Infiniti, in collaboration with its media and advertising lead agency, Publicis Groupe recently launched a commercial, challenging the traditional car commercial stereotypes. In a Pixar-style animation, the story invites viewers into the life of working parents who juggle their professional lives and two young children together. The film was designed specifically for the Arab region, with truly localized characters and locations that resemble Middle Eastern residents and cities.
“If you’re a parent with young children, how familiar are you with the likes of Paw Patrol, Coco Melon, and of course Baby Shark?” Asks Nadim Ghrayeb, General Manager – Marketing, PR and CX, INFINITI Middle East. “Those theme songs are probably more deeply embedded in your mind than anything you grew up with because in the modern household, kids control the remote. Considering this, we decided to take the opportunity as a challenger brand to evolve our approach to product communication.”
Communicate dives into the thought behind the creative process of the campaign, further discussing it with Eduardo Branco, Creative Director for Publicis Q, a part of Publicis Group.
What was the insight this campaign targeted?
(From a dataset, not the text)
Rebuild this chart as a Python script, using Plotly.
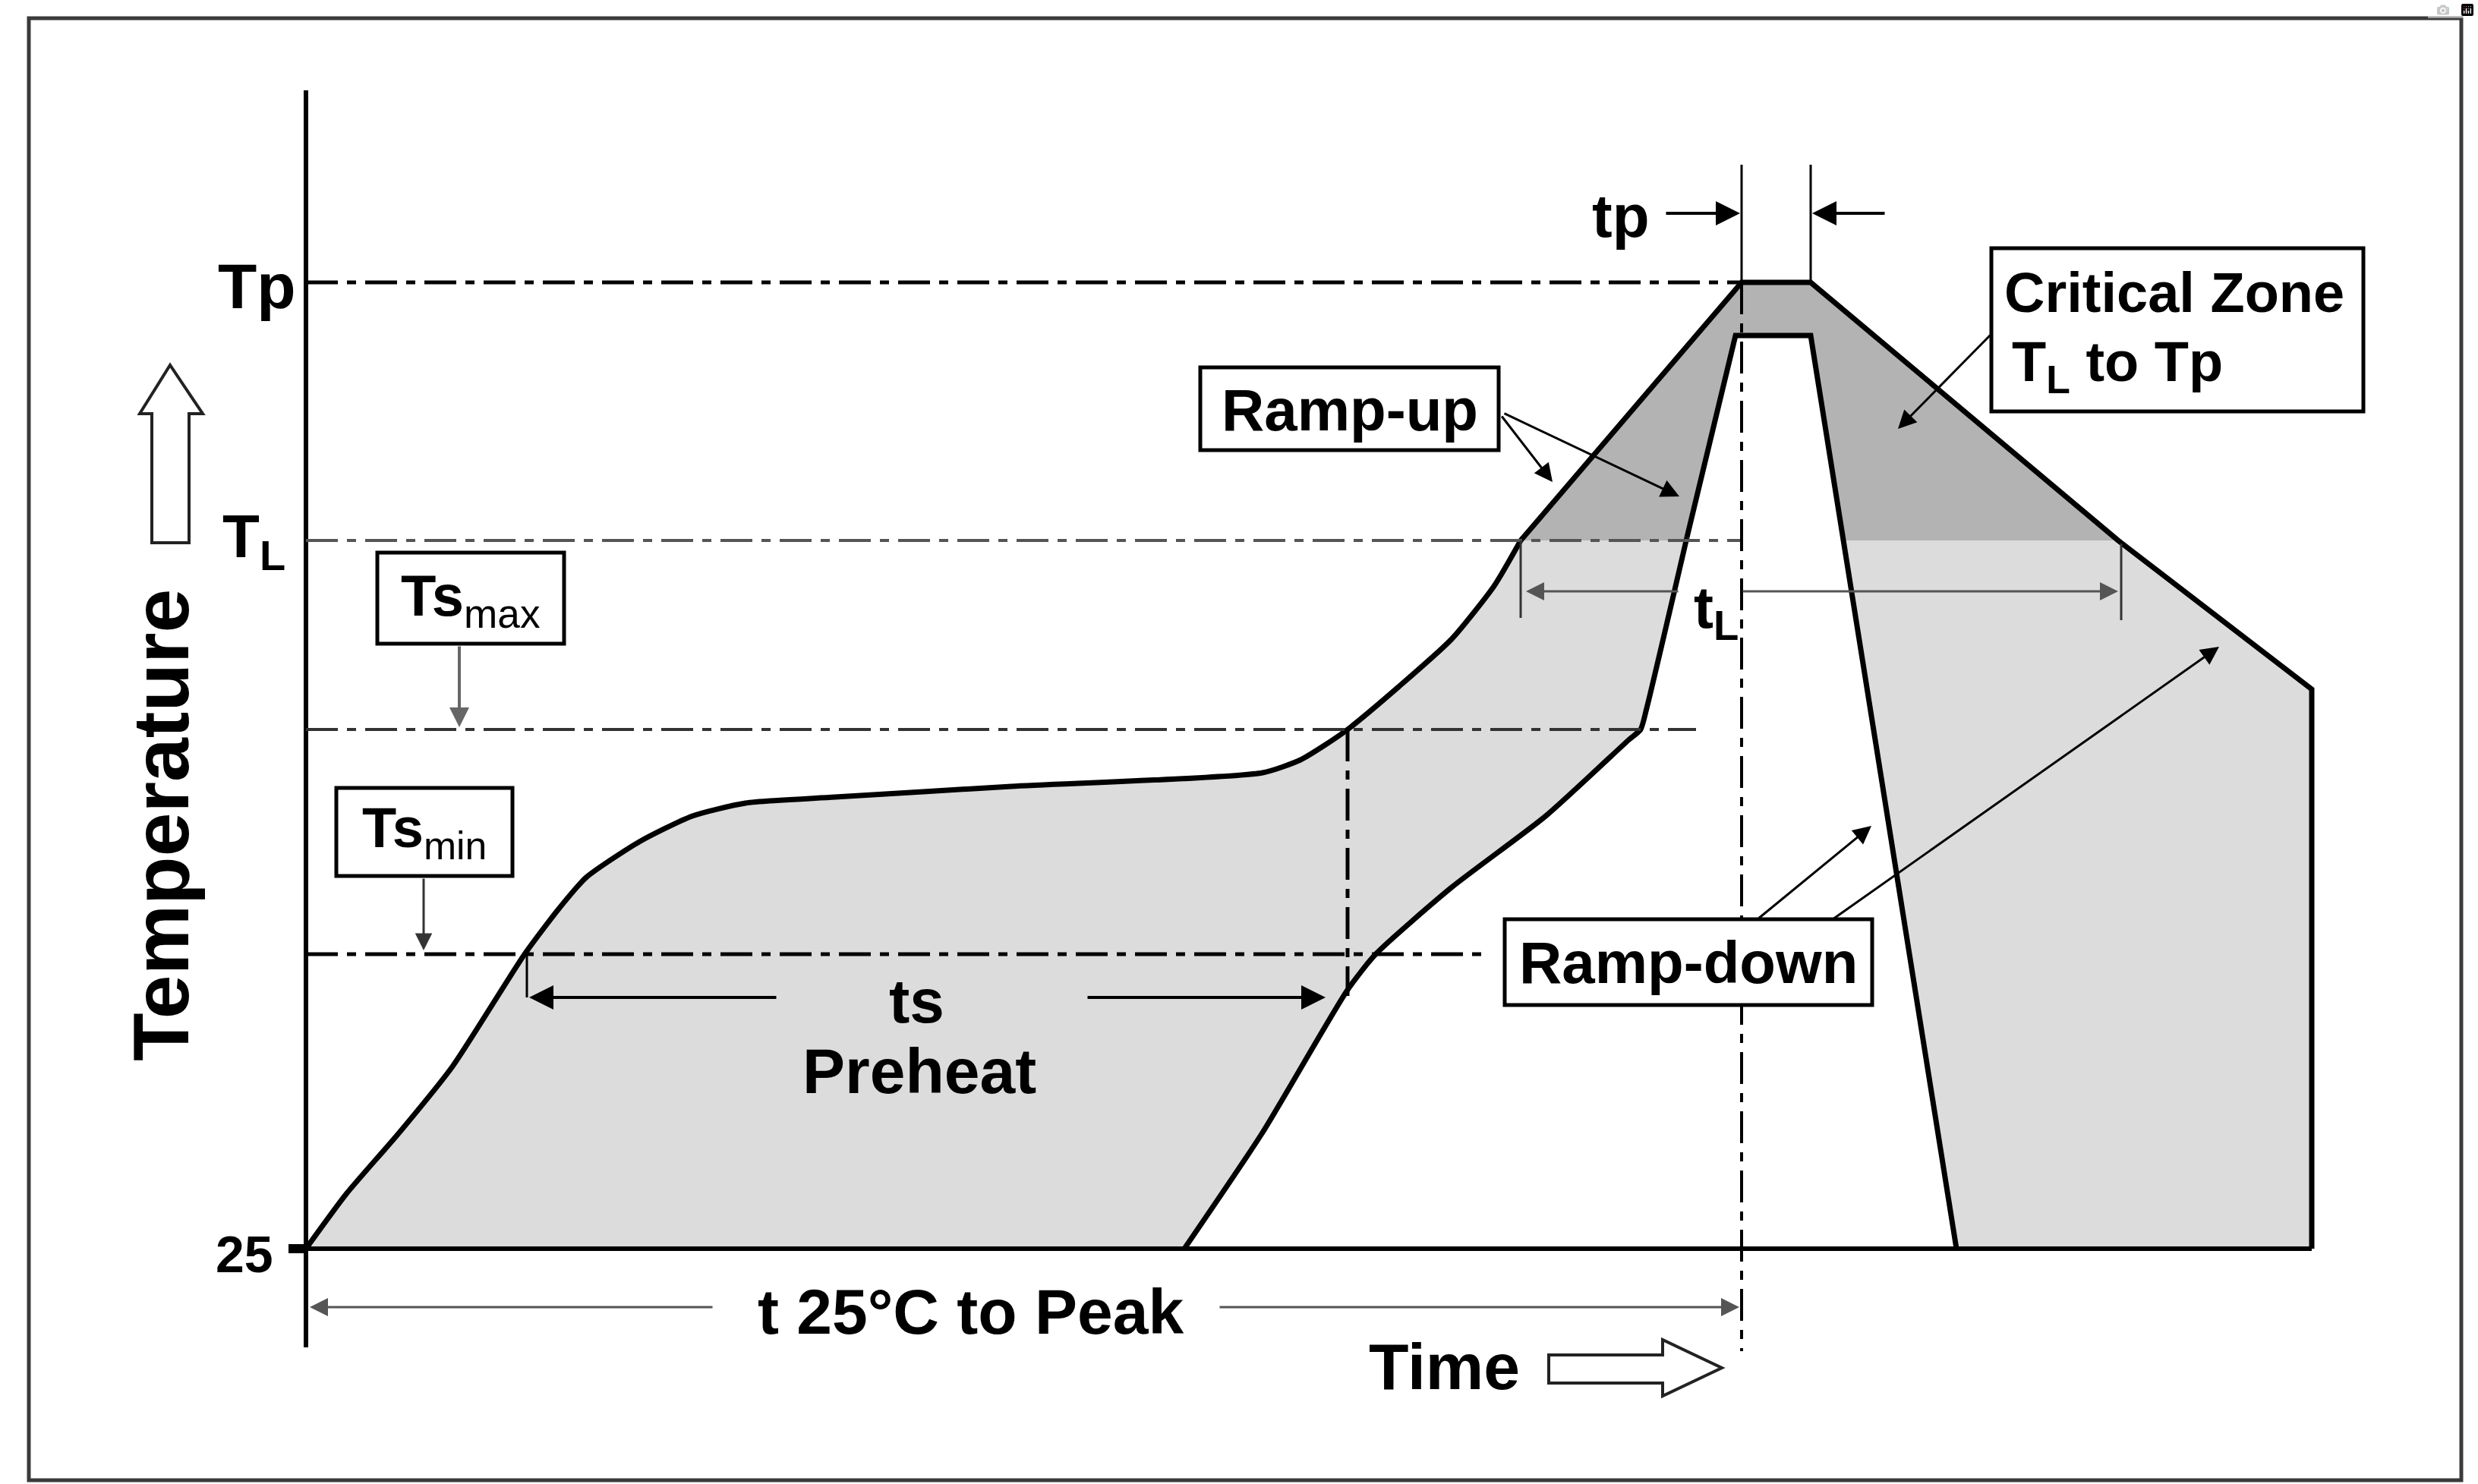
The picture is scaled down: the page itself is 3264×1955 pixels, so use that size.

Was it the message to maintain a healthy work-life/family balance or to highlight Infiniti's step forward in the CX and digital space?
Infiniti wanted to launch its innovative, game-changing family SUV in the region. So, naturally, we had to talk to modern families and working parents who juggle between life at home and work. But 99,9% of people hate watching ads, right? So, we decided to make a film that felt more like a cartoon than a car commercial.
Does animation advertising give brands an upper hand in grabbing more attention? How can they use it to their advantage? How can brands target the right consumer emotion using animation and cartoon advertising? Like this film, is it important for brands to personalize the animations to the region/ community they are targeting?
In my opinion, relevancy is at the core of everything. It made a lot of sense for us to do animation because we were targeting families and wanted to make a film that could play before or after an episode of Paw Patrol for example, and still feel like entertainment for the whole family. And that’s the edge that animation can give brands. It can make an ad seem less like an ad and I guess that’s part of our job these days.
What is the brand value this campaign aligns with? And how?
Infiniti’s values are to always be human, daring, and forward. And I guess this piece of work checks all boxes… it’s human-centric, it’s different, and an absolute first for Infiniti as a brand.
Is there a particular target market that Infiniti as a brand is aiming to target with this campaign? If so, which segment and why?
As I said, Infiniti wanted to talk to modern families and an animation seemed like the perfect way to do so.
Would the creatives behind this campaign classify it as an example of purpose marketing? If so, what elements contribute to the message?
This campaign does a few things… it obviously launches a new car, but at the same time, it helps deconstruct traditional family structures in the region. By showing dad as the primary caretaker and, ultimately, a ballet tutor, we’re showing a modern outlook on families and continuing the conversation on household roles.